GIVEN TASK: Copy the material below verbatim from the line with "Recreate this image" to the line with "y_top = 30 +", both lines included, omitting pictures and every line outside that range.

RECORDS FOR PROCESSING:
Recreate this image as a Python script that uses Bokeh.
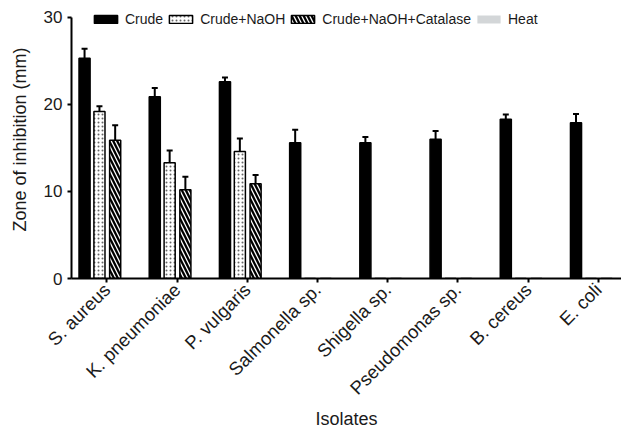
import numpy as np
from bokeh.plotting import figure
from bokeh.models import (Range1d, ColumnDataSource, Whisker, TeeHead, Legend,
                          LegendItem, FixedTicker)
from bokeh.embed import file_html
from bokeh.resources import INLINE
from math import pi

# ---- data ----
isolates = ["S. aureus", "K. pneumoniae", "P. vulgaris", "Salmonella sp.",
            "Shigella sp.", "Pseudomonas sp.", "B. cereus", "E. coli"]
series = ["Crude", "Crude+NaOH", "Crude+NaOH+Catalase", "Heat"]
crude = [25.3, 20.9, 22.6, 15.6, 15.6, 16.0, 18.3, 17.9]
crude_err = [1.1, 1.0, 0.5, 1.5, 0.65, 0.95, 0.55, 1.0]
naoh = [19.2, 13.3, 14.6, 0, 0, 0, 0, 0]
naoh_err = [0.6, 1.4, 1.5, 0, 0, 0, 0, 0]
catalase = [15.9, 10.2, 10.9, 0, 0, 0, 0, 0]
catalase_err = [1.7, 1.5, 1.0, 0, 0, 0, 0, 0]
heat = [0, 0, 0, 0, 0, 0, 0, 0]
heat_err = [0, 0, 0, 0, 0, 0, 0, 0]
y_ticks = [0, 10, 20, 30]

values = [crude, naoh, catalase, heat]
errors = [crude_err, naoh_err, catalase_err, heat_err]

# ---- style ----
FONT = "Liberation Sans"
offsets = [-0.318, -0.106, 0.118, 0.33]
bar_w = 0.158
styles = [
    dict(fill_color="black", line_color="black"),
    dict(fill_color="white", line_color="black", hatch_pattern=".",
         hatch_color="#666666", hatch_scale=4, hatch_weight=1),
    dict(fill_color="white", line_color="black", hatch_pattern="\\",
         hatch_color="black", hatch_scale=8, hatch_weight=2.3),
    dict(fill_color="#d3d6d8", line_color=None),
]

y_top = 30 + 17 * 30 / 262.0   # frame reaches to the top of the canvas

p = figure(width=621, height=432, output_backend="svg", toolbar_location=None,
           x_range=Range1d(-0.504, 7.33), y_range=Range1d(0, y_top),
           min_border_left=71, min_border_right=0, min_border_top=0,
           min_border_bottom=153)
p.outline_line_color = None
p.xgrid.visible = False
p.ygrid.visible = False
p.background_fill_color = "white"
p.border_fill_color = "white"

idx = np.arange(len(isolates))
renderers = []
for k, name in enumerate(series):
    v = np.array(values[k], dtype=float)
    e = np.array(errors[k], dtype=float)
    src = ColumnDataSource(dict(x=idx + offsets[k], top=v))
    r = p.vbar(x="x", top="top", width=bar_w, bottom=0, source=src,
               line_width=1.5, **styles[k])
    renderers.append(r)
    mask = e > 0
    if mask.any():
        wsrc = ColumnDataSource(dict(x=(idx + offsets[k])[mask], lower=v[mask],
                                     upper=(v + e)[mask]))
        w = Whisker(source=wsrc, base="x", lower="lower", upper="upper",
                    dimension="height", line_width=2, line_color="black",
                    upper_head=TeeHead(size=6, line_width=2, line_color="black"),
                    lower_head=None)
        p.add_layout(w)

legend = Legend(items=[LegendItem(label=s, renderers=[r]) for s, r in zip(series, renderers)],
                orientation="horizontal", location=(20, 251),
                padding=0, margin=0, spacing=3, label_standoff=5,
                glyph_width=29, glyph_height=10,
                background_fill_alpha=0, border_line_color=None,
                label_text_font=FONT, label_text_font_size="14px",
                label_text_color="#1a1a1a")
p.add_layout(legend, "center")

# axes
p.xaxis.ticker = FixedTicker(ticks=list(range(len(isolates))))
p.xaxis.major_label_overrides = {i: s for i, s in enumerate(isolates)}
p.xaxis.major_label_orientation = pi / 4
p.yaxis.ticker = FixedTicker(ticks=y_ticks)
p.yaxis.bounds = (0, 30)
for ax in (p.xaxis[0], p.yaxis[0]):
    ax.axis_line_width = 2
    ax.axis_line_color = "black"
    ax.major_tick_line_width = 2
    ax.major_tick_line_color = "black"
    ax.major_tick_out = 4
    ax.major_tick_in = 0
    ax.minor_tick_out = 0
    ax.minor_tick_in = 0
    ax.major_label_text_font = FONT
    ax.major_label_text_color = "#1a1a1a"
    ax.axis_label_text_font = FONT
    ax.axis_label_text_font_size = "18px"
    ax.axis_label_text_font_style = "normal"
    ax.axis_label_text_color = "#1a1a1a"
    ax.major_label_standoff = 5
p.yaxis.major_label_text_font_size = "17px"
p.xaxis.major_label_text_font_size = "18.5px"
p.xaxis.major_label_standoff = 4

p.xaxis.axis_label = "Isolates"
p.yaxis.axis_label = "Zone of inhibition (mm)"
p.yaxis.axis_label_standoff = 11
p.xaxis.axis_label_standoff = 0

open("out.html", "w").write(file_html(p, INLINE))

--

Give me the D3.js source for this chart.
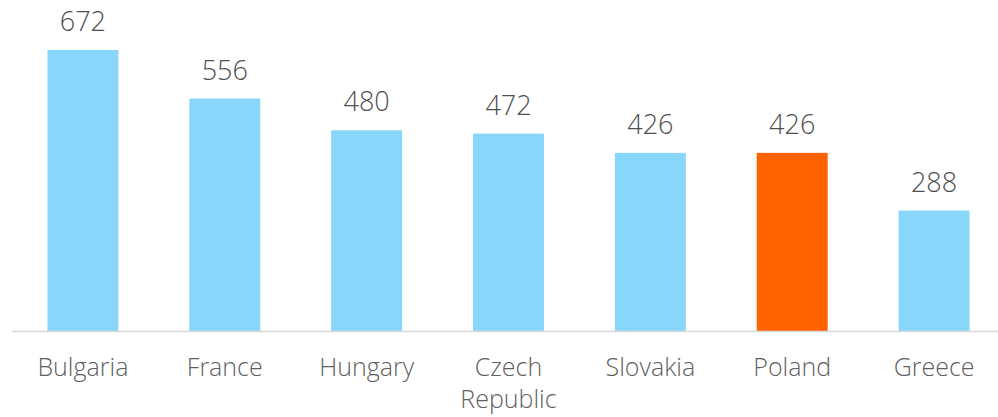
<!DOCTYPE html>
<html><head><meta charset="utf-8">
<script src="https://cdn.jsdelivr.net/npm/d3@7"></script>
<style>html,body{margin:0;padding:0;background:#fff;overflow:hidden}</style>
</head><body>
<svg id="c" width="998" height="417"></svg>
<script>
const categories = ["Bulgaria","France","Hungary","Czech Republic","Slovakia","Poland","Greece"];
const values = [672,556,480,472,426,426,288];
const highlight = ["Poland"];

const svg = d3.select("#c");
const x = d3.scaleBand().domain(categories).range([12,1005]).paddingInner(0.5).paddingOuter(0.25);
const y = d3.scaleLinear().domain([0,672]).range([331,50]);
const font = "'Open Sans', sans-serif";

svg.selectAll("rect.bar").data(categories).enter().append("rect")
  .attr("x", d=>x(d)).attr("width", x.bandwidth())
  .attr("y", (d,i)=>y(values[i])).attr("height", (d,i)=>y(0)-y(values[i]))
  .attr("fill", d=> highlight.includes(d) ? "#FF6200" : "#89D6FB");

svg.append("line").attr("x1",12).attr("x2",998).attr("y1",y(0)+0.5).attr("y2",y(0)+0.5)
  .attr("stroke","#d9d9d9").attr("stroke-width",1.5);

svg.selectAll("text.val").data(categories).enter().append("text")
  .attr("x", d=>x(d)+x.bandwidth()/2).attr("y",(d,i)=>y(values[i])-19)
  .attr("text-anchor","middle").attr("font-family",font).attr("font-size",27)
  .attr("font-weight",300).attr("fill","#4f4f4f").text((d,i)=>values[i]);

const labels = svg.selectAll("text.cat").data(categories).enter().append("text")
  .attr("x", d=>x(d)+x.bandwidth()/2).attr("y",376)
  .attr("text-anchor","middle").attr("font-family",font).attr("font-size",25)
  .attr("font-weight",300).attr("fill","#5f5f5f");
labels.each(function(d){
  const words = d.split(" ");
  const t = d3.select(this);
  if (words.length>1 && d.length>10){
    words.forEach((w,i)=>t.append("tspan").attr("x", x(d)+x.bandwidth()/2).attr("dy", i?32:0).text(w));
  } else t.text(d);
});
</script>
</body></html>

* * *

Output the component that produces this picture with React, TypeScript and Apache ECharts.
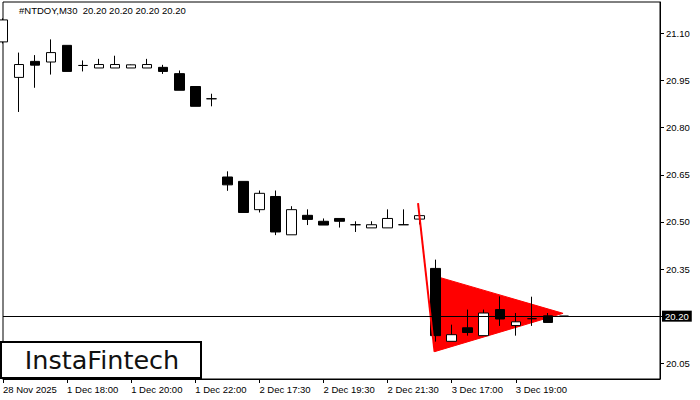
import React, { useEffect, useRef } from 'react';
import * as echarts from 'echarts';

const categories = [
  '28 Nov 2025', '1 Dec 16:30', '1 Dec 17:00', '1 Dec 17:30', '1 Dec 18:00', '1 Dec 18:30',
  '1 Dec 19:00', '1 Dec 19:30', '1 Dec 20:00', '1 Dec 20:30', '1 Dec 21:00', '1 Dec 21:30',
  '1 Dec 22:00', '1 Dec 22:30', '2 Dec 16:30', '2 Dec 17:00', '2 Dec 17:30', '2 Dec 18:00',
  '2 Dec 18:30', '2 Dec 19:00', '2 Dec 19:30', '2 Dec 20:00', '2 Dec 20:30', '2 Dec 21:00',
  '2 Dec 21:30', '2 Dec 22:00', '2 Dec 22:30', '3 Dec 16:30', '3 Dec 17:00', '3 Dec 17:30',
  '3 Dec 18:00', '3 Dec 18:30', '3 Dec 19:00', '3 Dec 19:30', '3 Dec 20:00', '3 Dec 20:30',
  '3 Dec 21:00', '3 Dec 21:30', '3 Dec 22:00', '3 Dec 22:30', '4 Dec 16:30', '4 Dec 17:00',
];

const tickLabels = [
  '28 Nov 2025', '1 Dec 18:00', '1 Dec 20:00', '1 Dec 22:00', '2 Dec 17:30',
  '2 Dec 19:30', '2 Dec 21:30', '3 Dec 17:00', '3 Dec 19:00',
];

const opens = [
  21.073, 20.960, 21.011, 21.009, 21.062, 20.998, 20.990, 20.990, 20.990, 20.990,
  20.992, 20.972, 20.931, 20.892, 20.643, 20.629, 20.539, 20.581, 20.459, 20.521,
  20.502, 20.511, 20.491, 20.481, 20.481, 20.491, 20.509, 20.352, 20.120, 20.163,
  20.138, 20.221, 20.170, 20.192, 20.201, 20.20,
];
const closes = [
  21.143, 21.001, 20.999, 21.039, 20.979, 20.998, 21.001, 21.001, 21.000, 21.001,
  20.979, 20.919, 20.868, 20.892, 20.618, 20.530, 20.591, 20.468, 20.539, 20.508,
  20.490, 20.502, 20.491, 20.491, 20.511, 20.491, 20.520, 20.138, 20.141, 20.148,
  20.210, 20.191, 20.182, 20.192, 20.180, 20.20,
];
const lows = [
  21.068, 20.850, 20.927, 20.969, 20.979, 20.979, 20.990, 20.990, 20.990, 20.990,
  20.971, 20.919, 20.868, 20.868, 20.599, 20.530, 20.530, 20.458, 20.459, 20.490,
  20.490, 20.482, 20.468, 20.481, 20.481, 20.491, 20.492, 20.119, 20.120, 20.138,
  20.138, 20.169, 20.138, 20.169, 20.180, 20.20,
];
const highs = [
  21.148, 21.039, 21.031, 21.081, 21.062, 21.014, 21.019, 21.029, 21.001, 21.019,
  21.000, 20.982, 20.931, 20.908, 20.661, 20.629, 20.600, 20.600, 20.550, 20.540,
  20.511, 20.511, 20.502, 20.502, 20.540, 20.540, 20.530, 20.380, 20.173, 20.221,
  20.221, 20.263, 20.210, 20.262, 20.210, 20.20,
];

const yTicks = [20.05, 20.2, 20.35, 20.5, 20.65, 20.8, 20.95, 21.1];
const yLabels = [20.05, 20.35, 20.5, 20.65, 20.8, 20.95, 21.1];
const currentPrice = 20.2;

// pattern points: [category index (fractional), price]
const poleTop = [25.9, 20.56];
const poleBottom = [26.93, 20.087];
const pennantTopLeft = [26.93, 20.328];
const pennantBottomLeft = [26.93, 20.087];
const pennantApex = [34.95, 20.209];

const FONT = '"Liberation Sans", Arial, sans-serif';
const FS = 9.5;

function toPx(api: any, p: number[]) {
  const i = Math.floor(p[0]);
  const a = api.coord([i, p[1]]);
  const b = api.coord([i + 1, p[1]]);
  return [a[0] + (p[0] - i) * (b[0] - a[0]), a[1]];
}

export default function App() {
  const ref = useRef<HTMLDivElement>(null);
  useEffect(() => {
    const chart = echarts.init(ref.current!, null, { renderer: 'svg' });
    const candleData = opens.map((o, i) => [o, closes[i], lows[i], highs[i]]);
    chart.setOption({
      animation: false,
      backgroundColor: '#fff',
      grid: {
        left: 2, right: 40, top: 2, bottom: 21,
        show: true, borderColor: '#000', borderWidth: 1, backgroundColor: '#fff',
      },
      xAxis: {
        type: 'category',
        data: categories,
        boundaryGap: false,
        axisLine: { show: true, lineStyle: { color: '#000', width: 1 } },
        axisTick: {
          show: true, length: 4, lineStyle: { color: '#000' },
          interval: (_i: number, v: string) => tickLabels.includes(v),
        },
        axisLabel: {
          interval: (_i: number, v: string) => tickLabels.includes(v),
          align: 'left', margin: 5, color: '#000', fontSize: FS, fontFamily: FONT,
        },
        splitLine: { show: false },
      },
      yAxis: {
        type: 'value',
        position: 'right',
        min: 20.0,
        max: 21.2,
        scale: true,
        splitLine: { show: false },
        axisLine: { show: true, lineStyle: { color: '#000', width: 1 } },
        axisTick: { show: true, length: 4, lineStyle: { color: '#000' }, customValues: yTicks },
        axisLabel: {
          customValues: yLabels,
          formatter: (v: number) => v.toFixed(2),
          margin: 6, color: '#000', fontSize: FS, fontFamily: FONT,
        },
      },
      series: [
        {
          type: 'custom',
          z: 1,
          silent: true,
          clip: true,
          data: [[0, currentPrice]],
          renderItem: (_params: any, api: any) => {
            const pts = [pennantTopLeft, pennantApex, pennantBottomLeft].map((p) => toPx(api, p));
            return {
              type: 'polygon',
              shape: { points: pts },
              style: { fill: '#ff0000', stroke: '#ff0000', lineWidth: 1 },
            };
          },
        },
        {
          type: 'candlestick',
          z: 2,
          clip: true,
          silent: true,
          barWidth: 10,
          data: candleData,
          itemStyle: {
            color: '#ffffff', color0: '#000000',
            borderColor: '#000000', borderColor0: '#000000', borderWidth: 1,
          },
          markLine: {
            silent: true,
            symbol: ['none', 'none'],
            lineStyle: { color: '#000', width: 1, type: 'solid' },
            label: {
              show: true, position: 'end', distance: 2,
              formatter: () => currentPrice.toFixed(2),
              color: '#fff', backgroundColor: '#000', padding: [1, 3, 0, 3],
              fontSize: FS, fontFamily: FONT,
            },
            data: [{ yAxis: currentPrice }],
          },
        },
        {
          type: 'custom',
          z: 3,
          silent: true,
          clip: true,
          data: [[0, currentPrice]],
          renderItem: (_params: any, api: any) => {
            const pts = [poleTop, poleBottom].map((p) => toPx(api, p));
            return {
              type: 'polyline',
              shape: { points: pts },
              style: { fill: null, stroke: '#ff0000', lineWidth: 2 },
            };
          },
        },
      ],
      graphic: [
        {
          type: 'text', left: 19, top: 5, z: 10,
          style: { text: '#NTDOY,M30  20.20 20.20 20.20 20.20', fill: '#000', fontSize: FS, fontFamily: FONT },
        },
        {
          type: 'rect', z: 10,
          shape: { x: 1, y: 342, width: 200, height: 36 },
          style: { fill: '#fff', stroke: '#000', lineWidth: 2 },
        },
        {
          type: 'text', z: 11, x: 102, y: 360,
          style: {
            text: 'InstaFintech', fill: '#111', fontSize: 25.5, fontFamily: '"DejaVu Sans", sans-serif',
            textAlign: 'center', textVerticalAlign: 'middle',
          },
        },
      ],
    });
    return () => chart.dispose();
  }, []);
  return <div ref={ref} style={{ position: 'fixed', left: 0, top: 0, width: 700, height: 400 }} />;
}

RESULT OF THE TASK:
Recreate this image as a Python script that uses Bokeh.
import numpy as np
from bokeh.plotting import figure
from bokeh.models import (Range1d, ColumnDataSource, Whisker, TeeHead, Legend,
                          LegendItem, FixedTicker)
from bokeh.embed import file_html
from bokeh.resources import INLINE
from math import pi

# ---- data ----
isolates = ["S. aureus", "K. pneumoniae", "P. vulgaris", "Salmonella sp.",
            "Shigella sp.", "Pseudomonas sp.", "B. cereus", "E. coli"]
series = ["Crude", "Crude+NaOH", "Crude+NaOH+Catalase", "Heat"]
crude = [25.3, 20.9, 22.6, 15.6, 15.6, 16.0, 18.3, 17.9]
crude_err = [1.1, 1.0, 0.5, 1.5, 0.65, 0.95, 0.55, 1.0]
naoh = [19.2, 13.3, 14.6, 0, 0, 0, 0, 0]
naoh_err = [0.6, 1.4, 1.5, 0, 0, 0, 0, 0]
catalase = [15.9, 10.2, 10.9, 0, 0, 0, 0, 0]
catalase_err = [1.7, 1.5, 1.0, 0, 0, 0, 0, 0]
heat = [0, 0, 0, 0, 0, 0, 0, 0]
heat_err = [0, 0, 0, 0, 0, 0, 0, 0]
y_ticks = [0, 10, 20, 30]

values = [crude, naoh, catalase, heat]
errors = [crude_err, naoh_err, catalase_err, heat_err]

# ---- style ----
FONT = "Liberation Sans"
offsets = [-0.318, -0.106, 0.118, 0.33]
bar_w = 0.158
styles = [
    dict(fill_color="black", line_color="black"),
    dict(fill_color="white", line_color="black", hatch_pattern=".",
         hatch_color="#666666", hatch_scale=4, hatch_weight=1),
    dict(fill_color="white", line_color="black", hatch_pattern="\\",
         hatch_color="black", hatch_scale=8, hatch_weight=2.3),
    dict(fill_color="#d3d6d8", line_color=None),
]

y_top = 30 + 17 * 30 / 262.0   # frame reaches to the top of the canvas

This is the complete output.